The Island boards of health hope that their proposed study will attract further grant money from the CDC and National Institutes of Health to study Lyme. The disease, caused by the transmission of the bacteria Borrelia burgdorferi from black-legged or deer ticks, is the most common vector-borne disease in America. Although it can be treated effectively with antibiotics, if left untreated Lyme can lead to arthritis as well as neurological and cardiovascular problems weeks to months after transmission. Along with other tick-borne illnesses, such as babesiosis and ehrlichiosis, Lyme disease is believed to have reached epidemic levels here some years ago. The bacterial disease is so familiar to many Islanders that its prevalence may now be under-reported or treated informally.

Mr. Poole sees the study as a first step in getting a handle on just how serious the problem is.

“I’m from a family of five,” he told the all-Island selectmen. “Four of us have been treated for Lyme, and I suspect if you go around the table that many of us have either personally been treated for it or we know many people who have. To date we’ve been very passive about living with Lyme and we need to attack it with a much more aggressive process than we have.”

What that aggressive process looks like has already been largely sketched out by Nantucket, whose tick-borne disease committee finished a comprehensive report in November. The report, which Mr. Poole presented to the selectmen, identifies a number of strategies to combat the abundance of the disease-carrying ticks, but one stands out as the most effective: an aggressive campaign to reduce the Island deer herd.
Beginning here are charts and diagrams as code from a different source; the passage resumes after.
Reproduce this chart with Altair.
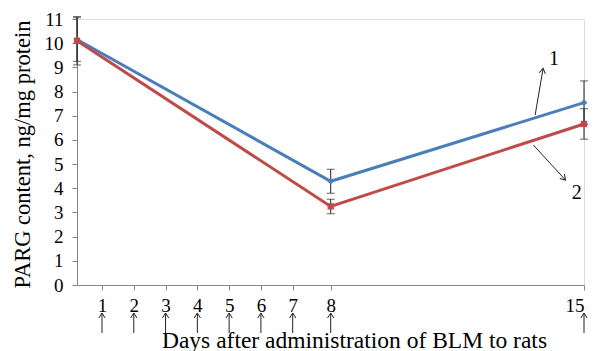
import altair as alt
import pandas as pd

# ---- data ----
days = [0, 8, 15]
series1 = [10.15, 4.29, 7.54]
err1 = [0.9, 0.5, 0.9]
series2 = [10.10, 3.25, 6.66]
err2 = [1.0, 0.3, 0.63]
tick_days = [1, 2, 3, 4, 5, 6, 7, 8, 15]
y_ticks = list(range(0, 12))

# annotation arrows (data coordinates)
ann_labels = ["1", "2"]
ann_x0 = [13.65, 13.60]
ann_y0 = [7.03, 5.79]
ann_x1 = [13.87, 14.49]
ann_y1 = [8.96, 4.34]
ann_tx = [14.17, 14.80]
ann_ty = [9.35, 3.79]
ann_angle = [10, 137]

BLUE = "#4A7EBB"
RED = "#BE4B48"
GRAY = "#868686"
FONT = "'Liberation Serif', 'Times New Roman', Times, serif"

rows = []
for name, vals, errs in [("1", series1, err1), ("2", series2, err2)]:
    for d, v, e in zip(days, vals, errs):
        rows.append({"series": name, "day": d, "value": v, "lo": v - e, "hi": v + e})
df = pd.DataFrame(rows)
ann = pd.DataFrame({"label": ann_labels, "x0": ann_x0, "y0": ann_y0, "x1": ann_x1,
                    "y1": ann_y1, "tx": ann_tx, "ty": ann_ty, "angle": ann_angle})
tdf = pd.DataFrame({"day": tick_days})

W, H = 507, 266
xscale = alt.Scale(domain=[0, 1, 7, 8, 15], range=[0, 25, 215.7, 253.7, W])
yscale = alt.Scale(domain=[0, 11])

xaxis = alt.Axis(values=tick_days, title="Days after administration of  BLM  to rats",
                 grid=False, tickSize=5, tickColor=GRAY, domainColor=GRAY, labelOverlap=False,
                 labelFont=FONT, labelFontSize=19, labelColor="#000", labelPadding=6,
                 titleFont=FONT, titleFontSize=23.5, titleFontWeight="normal", titleColor="#000",
                 titleX=277, titleY=67, titleAlign="center", titleBaseline="bottom")
yaxis = alt.Axis(values=y_ticks, title="PARG content, ng/mg protein", grid=False,
                 tickSize=5, tickColor=GRAY, domainColor=GRAY, labelOverlap=False,
                 labelFont=FONT, labelFontSize=19, labelColor="#000", labelPadding=9,
                 titleFont=FONT, titleFontSize=22.5, titleFontWeight="normal", titleColor="#000",
                 titleX=-55, titleY=135, titleAlign="center", titleBaseline="middle", titleAngle=270)


def xq(field):
    return alt.X(field, scale=xscale, axis=xaxis)


def yq(field):
    return alt.Y(field, scale=yscale, axis=yaxis)


base = alt.Chart(df)
color = alt.Color("series:N", scale=alt.Scale(domain=["1", "2"], range=[BLUE, RED]), legend=None)

lines = base.mark_line(strokeWidth=3).encode(x=xq("day:Q"), y=yq("value:Q"), color=color, order="day:Q")

err_rule = base.mark_rule(color="#222", strokeWidth=1).encode(
    x=xq("day:Q"), y=yq("lo:Q"), y2="hi:Q")
cap_lo = base.mark_tick(color="#222", orient="horizontal", size=8, thickness=1).encode(
    x=xq("day:Q"), y=yq("lo:Q"))
cap_hi = base.mark_tick(color="#222", orient="horizontal", size=8, thickness=1).encode(
    x=xq("day:Q"), y=yq("hi:Q"))

pts1 = alt.Chart(df[df.series == "1"]).mark_point(shape="diamond", filled=True, size=45, color=BLUE, opacity=1).encode(
    x=xq("day:Q"), y=yq("value:Q"))
pts2 = alt.Chart(df[df.series == "2"]).mark_point(shape="square", filled=True, size=40, color=RED, opacity=1).encode(
    x=xq("day:Q"), y=yq("value:Q"))

# annotation arrows
a_rule = alt.Chart(ann).mark_rule(color="#222", strokeWidth=1).encode(
    x=xq("x0:Q"), y=yq("y0:Q"), x2="x1:Q", y2="y1:Q")
a_head = alt.Chart(ann).mark_point(shape="M-1,1.6L0,0L1,1.6", filled=False, size=40,
                                   color="#222", strokeWidth=1, opacity=1).encode(
    x=xq("x1:Q"), y=yq("y1:Q"), angle=alt.Angle("angle:Q", scale=None))
a_text = alt.Chart(ann).mark_text(font=FONT, fontSize=20, color="#000").encode(
    x=xq("tx:Q"), y=yq("ty:Q"), text="label:N")

# arrows under tick labels
t_rule = alt.Chart(tdf).mark_rule(color="#222", strokeWidth=1, clip=False).encode(
    x=xq("day:Q"), y=alt.value(H + 28), y2=alt.value(H + 48))
t_head = alt.Chart(tdf).mark_point(shape="M-1,1.6L0,0L1,1.6", filled=False, size=40,
                                   color="#222", strokeWidth=1, opacity=1, clip=False).encode(
    x=xq("day:Q"), y=alt.value(H + 28))

chart = alt.layer(lines, err_rule, cap_lo, cap_hi, pts1, pts2, a_rule, a_head, a_text, t_rule, t_head).properties(
    width=W, height=H, autosize=alt.AutoSizeParams(type="none"),
    padding={"left": 77, "top": 19, "right": 14, "bottom": 66}
).configure_view(strokeWidth=0, strokeOpacity=0).configure(background="white")

chart.save("out.html", embed_options={"renderer": "svg", "actions": False})
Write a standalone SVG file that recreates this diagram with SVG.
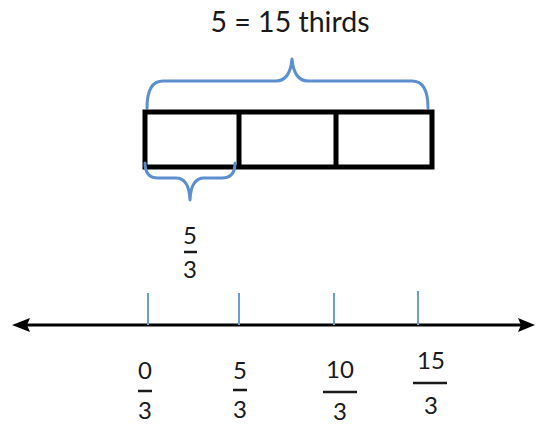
<svg xmlns="http://www.w3.org/2000/svg" width="536" height="424" viewBox="0 0 536 424">
<style>
.t{font-family:Lato,"Open Sans","Liberation Sans",sans-serif;fill:#1a1a1a;text-anchor:middle}
.f{font-size:24px}
.brace{fill:none;stroke:#5b8fd0;stroke-width:3;stroke-linecap:round;stroke-linejoin:round}
.box{fill:#fff;stroke:#000;stroke-width:5}
.tick{stroke:#6a9fd4;stroke-width:2}
.bar{stroke:#1a1a1a;stroke-width:2.5}
</style>
<rect width="536" height="424" fill="#fff"/>
<g id="title"><text class="t" x="290" y="32" font-size="28.5">5 = 15 thirds</text></g>
<g id="top-brace"><path class="brace" d="M147,108 Q147,81 163,81 H276 Q290,81 292,59 Q294,81 308,81 H412 Q428,81 428,108"/></g>
<g id="tape">
<rect class="box" x="145" y="112" width="287" height="55"/>
<line stroke="#000" stroke-width="5" x1="239" y1="112" x2="239" y2="167"/>
<line stroke="#000" stroke-width="5" x1="336" y1="112" x2="336" y2="167"/>
</g>
<g id="bottom-brace"><path class="brace" d="M145,163 Q145,178 158,178 H176 Q189,178 190,200 Q191,178 204,178 H222 Q235,178 235,163"/></g>
<g id="frac-brace">
<text class="t f" x="190" y="244">5</text>
<line class="bar" x1="184" y1="252" x2="197" y2="252"/>
<text class="t f" x="190" y="278">3</text>
</g>
<g id="connectors">
<line x1="24" y1="325" x2="526" y2="325" stroke="#000" stroke-width="3"/>
<path d="M12,325 L30,318 L27,325 L30,332 Z" fill="#000"/>
<path d="M535,325 L518,318 L521,325 L518,332 Z" fill="#000"/>
</g>
<g id="ticks">
<line class="tick" x1="148" y1="293" x2="148" y2="325"/>
<line class="tick" x1="239" y1="293" x2="239" y2="325"/>
<line class="tick" x1="334" y1="293" x2="334" y2="325"/>
<line class="tick" x1="418" y1="291" x2="418" y2="325"/>
</g>
<g id="label-0">
<text class="t f" x="145" y="379">0</text>
<line class="bar" x1="138" y1="391" x2="152" y2="391"/>
<text class="t f" x="145" y="419">3</text>
</g>
<g id="label-5">
<text class="t f" x="240" y="379">5</text>
<line class="bar" x1="233" y1="390" x2="247" y2="390"/>
<text class="t f" x="240" y="418">3</text>
</g>
<g id="label-10">
<text class="t f" x="340" y="378">10</text>
<line class="bar" x1="323" y1="392" x2="357" y2="392"/>
<text class="t f" x="340" y="420">3</text>
</g>
<g id="label-15">
<text class="t f" x="431" y="369">15</text>
<line class="bar" x1="413" y1="383" x2="447" y2="383"/>
<text class="t f" x="431" y="414">3</text>
</g>
</svg>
For years Vineyard hunters have pleaded for a longer hunting season but the recommendations of the Nantucket study go even further, advocating, if necessary, a team of professional sharpshooters to help eliminate the animals in order to reach acceptable levels. It’s method that has already been employed in some communities overrun with deer.

The Massachusetts Department of Fish and Wildlife estimates the number of deer on the Vineyard at 50 deer per square mile, though some put the figure even higher. The Nantucket report calls for a reduction over several years to fewer than 10 deer per square mile. As the report says, “Deer density, tick levels and human disease incidence are directly linked.”
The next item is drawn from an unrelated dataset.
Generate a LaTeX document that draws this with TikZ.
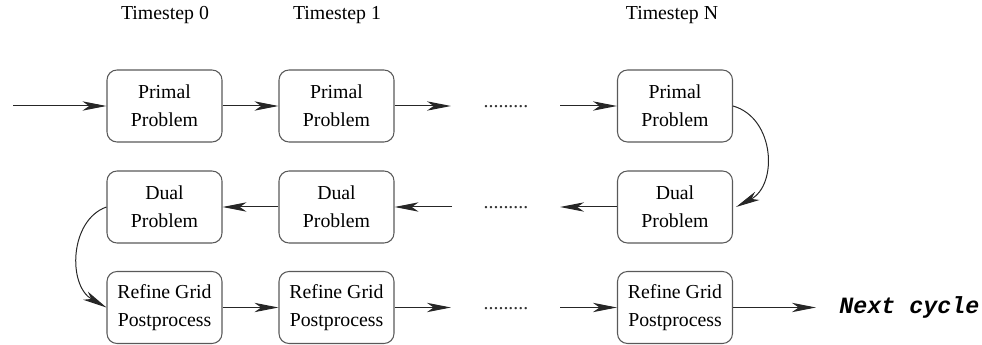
\documentclass[tikz,border=0pt]{standalone}
\usepackage{fontspec}
\setmainfont{Liberation Serif}
\newfontfamily\monobi[BoldItalicFont={Liberation Mono Bold Italic}]{Liberation Mono}
\usetikzlibrary{arrows.meta}
\tikzset{
  box/.style={draw=black!65, line width=0.8pt, rounded corners=7.5pt, minimum width=86.25pt, minimum height=54pt, inner sep=0pt, align=center, font=\fontsize{14.85}{21}\selectfont},
  title/.style={font=\fontsize{14.85}{18}\selectfont, inner sep=0pt},
  dots/.style={font=\fontsize{14.85}{18}\selectfont, inner sep=0pt, text=black!80},
  conn/.style={draw=black!85, line width=0.75pt, -{Stealth[length=18pt, width=7pt, inset=5pt]}},
}
\begin{document}
\begin{tikzpicture}[x=0.75pt, y=-0.75pt]
\useasboundingbox (0,0) rectangle (982,345);
% titles
\node[title] (t0) at (165,15) {Timestep 0};
\node[title] (t1) at (337,15) {Timestep 1};
\node[title] (tn) at (672,15) {Timestep N};
% boxes
\node[box] (p0) at (164.5,106) {Primal\\Problem};
\node[box] (p1) at (336.5,106) {Primal\\Problem};
\node[box] (pn) at (675,106) {Primal\\Problem};
\node[box] (d0) at (164.5,207) {Dual\\Problem};
\node[box] (d1) at (336.5,207) {Dual\\Problem};
\node[box] (dn) at (675,207) {Dual\\Problem};
\node[box] (r0) at (164.5,307.5) {Refine Grid\\Postprocess};
\node[box] (r1) at (336.5,307.5) {Refine Grid\\Postprocess};
\node[box] (rn) at (675,307.5) {Refine Grid\\Postprocess};
% dots
\node[dots] (dotsA) at (506,107) {.........};
\node[dots] (dotsB) at (506,208) {.........};
\node[dots] (dotsC) at (506,308.5) {.........};
% free ends
\coordinate (in0) at (13,106);
\coordinate (a1) at (451,106);
\coordinate (a2) at (560,106);
\coordinate (b1) at (560,207);
\coordinate (b2) at (452,207);
\coordinate (c1) at (451,307.5);
\coordinate (c2) at (560,307.5);
\coordinate (out) at (816,307.5);
\node[font=\fontsize{17.5}{20}\selectfont\monobi\bfseries\itshape, anchor=west, inner sep=0pt] (next) at (839,307) {Next cycle};
% row 1
\draw[conn] (in0) -- (p0.west);
\draw[conn] (p0.east) -- (p1.west);
\draw[conn] (p1.east) -- (a1);
\draw[conn] (a2) -- (pn.west);
% row 2
\draw[conn] (dn.west) -- (b1);
\draw[conn] (b2) -- (d1.east);
\draw[conn] (d1.west) -- (d0.east);
% row 3
\draw[conn] (r0.east) -- (r1.west);
\draw[conn] (r1.east) -- (c1);
\draw[conn] (c2) -- (rn.west);
\draw[conn] (rn.east) -- (out);
% curves
\draw[conn] (pn.east) .. controls +(42,12) and +(42,-22) .. ([xshift=2.25pt]dn.east);
\draw[conn] (d0.west) .. controls +(-37,13) and +(-39,-22) .. (r0.west);
\end{tikzpicture}
\end{document}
Any program to thin the herd on the Vineyard would require killing thousands of deer, but the effort would not be unprecedented. At Great Island in West Yarmouth the herd was reduced to fewer than six deer per square mile, from 30 to 50 per square mile. And Monhegan Island in Maine went a step further, eradicating its entire deer herd in three seasons from 1996 to 1999.

Unsurprisingly, the incidence of tick-borne disease was drastically reduced. To achieve its own population goals Nantucket aims to harvest 35 per cent of the deer herd every season for 10 to 12 years.

At the all-Island selectmen’s meeting Mr. Poole advocated a similar reduction.

Other preventive measures against Lyme disease discussed in the Nantucket report, including a Noah’s Ark-style relocation of the animals and a comprehensive birth control program, have proven either less successful or less practical. Efforts to reduce the population of white-footed mice have proved similarly problematic.

One program often advocated by animal lovers is the so-called Four Poster device which works by rubbing permethrin, a tick-killing substance (or acaricide), on the head, neck and ears of the animal while it feeds on a baited bin of corn. The downside of this approach is twofold: the corn can attract rodents, and permethrin is a neurotoxin that is extremely toxic to marine life. On an ecologically sensitive Island, it poses obvious problems but the Nantucket report argues that it should play at least a part in any tick reduction strategy.

About its principal recommendation, the Nantucket report acknowledges the potential for controversy, noting, “Long-term community support must be measured and obtained before starting any reduction strategy”.

For Mr. Poole the choice is simple, “We’ve got to reduce the herd.”

 

Gazette reporter Remy Tumin contributed to this story.